Trie

Notes and typical questions for Trie related problems

Notes

• Check the solution of LC 208 to see the template of TrieNode

  • Notice that either boolean isEnd or String word is feasible to mark a word in TrieNode

Typical Questions

• 🌟 🟠 LC 208. Implement Trie (Prefix Tree)

  • Optimal Answer.

    • Let m be the length of the word

    • TC

      • insert: $O(m)$

      • search: $O(m)$

      • prefix: $O(m)$

    • SC

      • insert: $O(m)$

      • search: $O(1)$

      • prefix: $O(1)$

• 🔴 LC 1268. Search Suggestions System

  • Code is long and it's very easy to make mistakes during the implementation

  • Optimal Answer

    • Let N be number of products, let M be the max length of the product, let L be the length of searchWord

    • TC: $O(N*M+L(L+326*(M+M))$

      • $N*M$ -> Tree Construction

      • $L*(...)$ -> for loop of each prefix of searchWord

      • $...(L+...)$ -> Find the last node of the given prefix

      • $...(M+M)$ -> Find each word takes <= $M$, call toString() of StringBuilder takes <= $M$

    • SC: $O(N*M)$

• 🟠 LC 139. Word Break

  • Maybe thinking it in a normal DP way instead of a knapsack is more clear. Be careful about the boundary.
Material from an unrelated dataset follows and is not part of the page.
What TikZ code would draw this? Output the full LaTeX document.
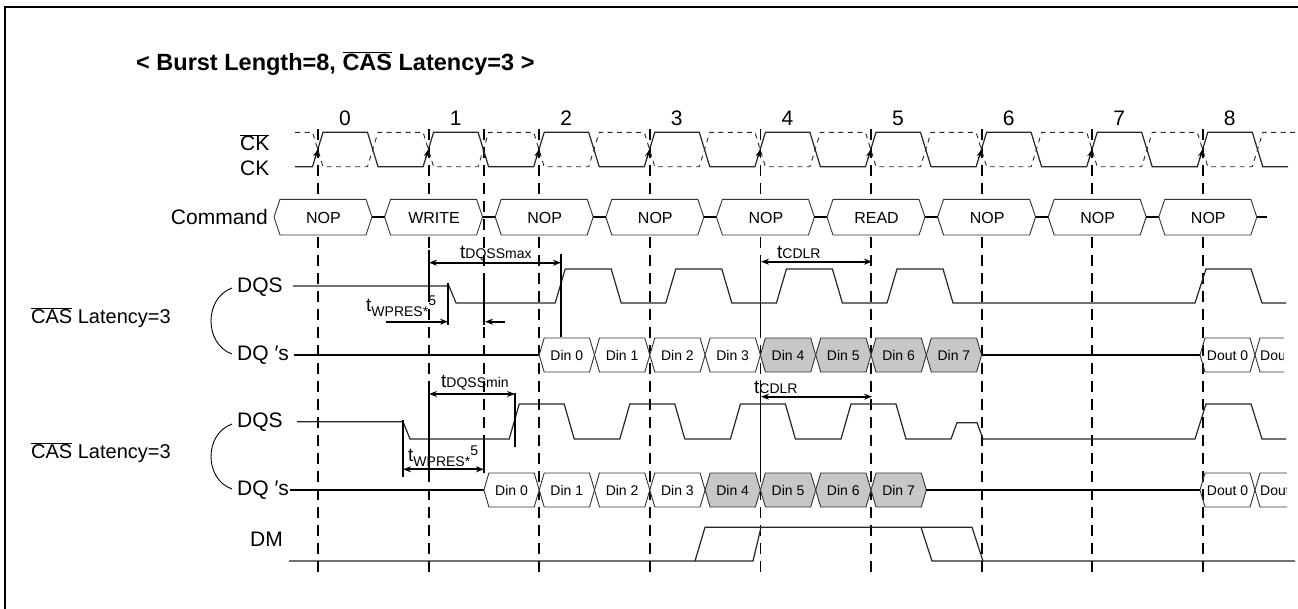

  • This question is also put in the DP section.

  • Given $n$ as the length of s, $m$ as the length of wordDict, and $k$ as the average length of the words in wordDict

    • Straightforward DP Answer.

      • TC: $O(n^3 + m*k)$

      • SC: $O(n+m*k)$

    • Optimal Answer (DP+Trie).

      • The idea of doing dp is different from the above straightforward one.

      • TC: $O(n^2+m*k)$

      • SC: $O(n+m*k)$

• LC 211. Design Add and Search Words Data Structure

  • Let m be the length of the word

  • TC

    • addWord: $O(m)$

    • search: $O(26^m*m)$

  • SC

    • addWord: $O(m)$

    • search: $O(m)$

• 🟠 LC 212. Word Search II

  • 2 tricks for implementation.

    • Remove words from the Trie during backtracking I initially used a separate function to remove matched words from the Trie to speed up execution. However, this cleanup step can be merged directly into the DFS backtracking process, which avoids extra traversals and makes the code both more efficient and more elegant.
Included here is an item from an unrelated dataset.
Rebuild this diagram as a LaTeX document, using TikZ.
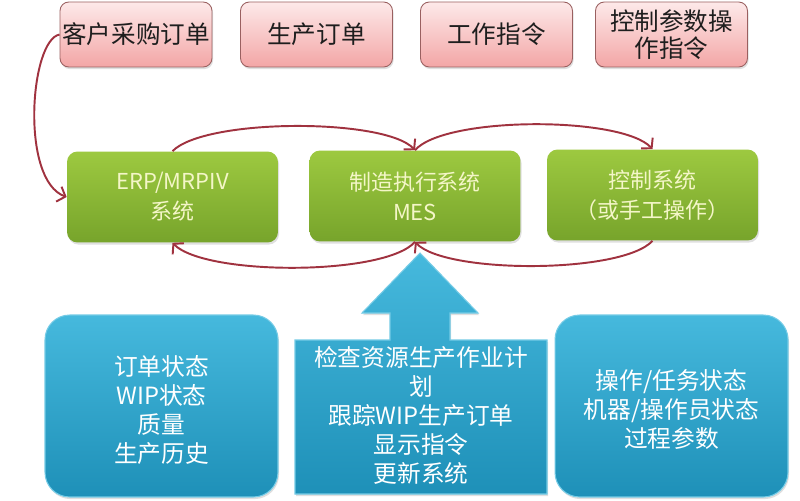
\documentclass[tikz,border=0pt]{standalone}
\usepackage{fontspec}
\setmainfont{Noto Sans CJK SC}
\usetikzlibrary{arrows.meta,shadows}
\definecolor{pinkT}{HTML}{FDE9E9}
\definecolor{pinkB}{HTML}{F3A6A6}
\definecolor{pinkD}{HTML}{9A6060}
\definecolor{greenT}{HTML}{9DC940}
\definecolor{greenB}{HTML}{77A42B}
\definecolor{greenTx}{HTML}{F4F6C8}
\definecolor{blueT}{HTML}{46B9DD}
\definecolor{blueB}{HTML}{1E90B8}
\definecolor{blueD}{HTML}{74CBE6}
\definecolor{arcC}{HTML}{A0323F}
\definecolor{txtD}{HTML}{1E1E1E}
\begin{document}
\begin{tikzpicture}[x=0.02cm,y=-0.02cm,
  pinkbox/.style={rectangle,rounded corners=5pt,draw=pinkD,line width=0.5pt,
    top color=pinkT,bottom color=pinkB,minimum width=3.04cm,minimum height=1.3cm,
    inner sep=0pt,align=center,text=txtD,font=\fontsize{14}{15.5}\selectfont,
    drop shadow={opacity=0.25,shadow xshift=0.6pt,shadow yshift=-1.2pt}},
  greenbox/.style={rectangle,rounded corners=6pt,draw=none,
    top color=greenT,bottom color=greenB,minimum width=4.22cm,minimum height=1.82cm,
    inner sep=0pt,align=center,text=greenTx,font=\fontsize{12.5}{17}\selectfont,
    drop shadow={opacity=0.25,shadow xshift=0.6pt,shadow yshift=-1.2pt}},
  bluebox/.style={rectangle,rounded corners=14pt,draw=blueD,line width=0.6pt,
    top color=blueT,bottom color=blueB,minimum width=4.66cm,minimum height=3.64cm,
    inner sep=0pt,
    drop shadow={opacity=0.25,shadow xshift=0.6pt,shadow yshift=-1.2pt}},
  bluetext/.style={inner sep=0pt,align=center,text=white,font=\fontsize{13.5}{16.5}\selectfont},
  arc/.style={draw=arcC,line width=1.1pt,-{Straight Barb[length=4pt,width=9pt]}}
]
\clip (0,0) rectangle (800,500);
\fill[white] (0,0) rectangle (800,500);

% top pink boxes
\node[pinkbox] (p1) at (136,34.5) {客户采购订单};
\node[pinkbox] (p2) at (316.5,34.5) {生产订单};
\node[pinkbox] (p3) at (496.5,34.5) {工作指令};
\node[pinkbox] (p4) at (671.5,34.5) {控制参数操\\作指令};

% green boxes
\node[greenbox] (erp) at (172.5,197) {ERP/MRPIV\\系统};
\node[greenbox] (mes) at (415,196) {制造执行系统\\MES};
\node[greenbox] (ctrl) at (652.5,195) {控制系统\\（或手工操作）};

% blue boxes
\node[bluebox] (b1) at (161.5,406) {};
\node[bluetext] (b1t) at (161.5,410) {订单状态\\WIP状态\\质量\\生产历史};
\node[bluebox] (b3) at (671.5,406) {};
\node[bluetext] (b3t) at (671.5,409) {操作/任务状态\\机器/操作员状态\\过程参数};

% middle blue arrow shape
\path[draw=blueD,line width=0.6pt,top color=blueT,bottom color=blueB,
  drop shadow={opacity=0.25,shadow xshift=0.6pt,shadow yshift=-1.2pt}]
  (295,340) -- (390,340) -- (390,313) -- (362,313) -- (420,253) -- (478,313)
  -- (450,313) -- (450,340) -- (547,340) -- (547,494) -- (295,494) -- cycle;
\node[bluetext] (b2) at (421,415) {检查资源生产作业计\\划\\跟踪WIP生产订单\\显示指令\\更新系统};

% connectors
\draw[arc] (p1.west) .. controls (30,40) and (20,180) .. (erp.west);
\draw[arc] (erp.north) .. controls (205,118) and (385,118) .. (mes.north);
\draw[arc] (mes.north) .. controls (445,116) and (622,116) .. (ctrl.north);
\draw[arc] (ctrl.south) .. controls (622,274) and (445,274) .. (mes.south);
\draw[arc] (mes.south) .. controls (385,276) and (205,276) .. (erp.south);
\end{tikzpicture}
\end{document}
    • Store complete words in Trie nodes Instead of using a StringBuilder during DFS to construct the current path, a better approach is to store the full word directly in the corresponding Trie node (replacing the isEnd boolean flag). When a word is found, it can be added to the result list immediately, eliminating string reconstruction and simplifying the DFS logic.

  • Optimal Answer.

    • Assume $M$ is the number of rows, $N$ is the number of columns, $W$ is the number of words, $Lmax$ is the max word length of those words,

    • TC: $O(M*N*(4*3^{Lmax-1}))$

    • SC: $O(W*Lmax)$

• 🟠 LC 3043. Find the Length of the Longest Common Prefix

  • Damn, I should at least realize the HashMap solution. I feel so bad!

  • Approach 1 using HashMap. Answer. TC: $O(m*logm+n*logn)$, SC: $O(m*logm)$

• ⚪ LC 588. Design In-Memory File System

  • Optimal Answer.

    • TC

      • Let

        • p = length of the path string

        • k = number of non-empty components in the path (e.g. "/a/b/c" → k=3)

        • m = number of children in a directory (size of that directory’s TreeMap)

        • d = number of entries in the target directory you list (for ls on a directory)

        • c = length of the string you append in this call to addContentToFile

        • L = total length of the file content when you call readContentFromFile

      • ls()

        • File: $O(p+k*log{m})$

        • Directory: $O(p+k*log{m}+d)$

      • mkdir() : $O(p+k*log{m})$

      • addContentToFile : $O(p+k*log{m}+c)$

      • readContentFromFile : $O(p+k*log{m}+L)$

    • SC

      • Let N the total number of nodes and T be total characters across all files

      • $O(N+T)$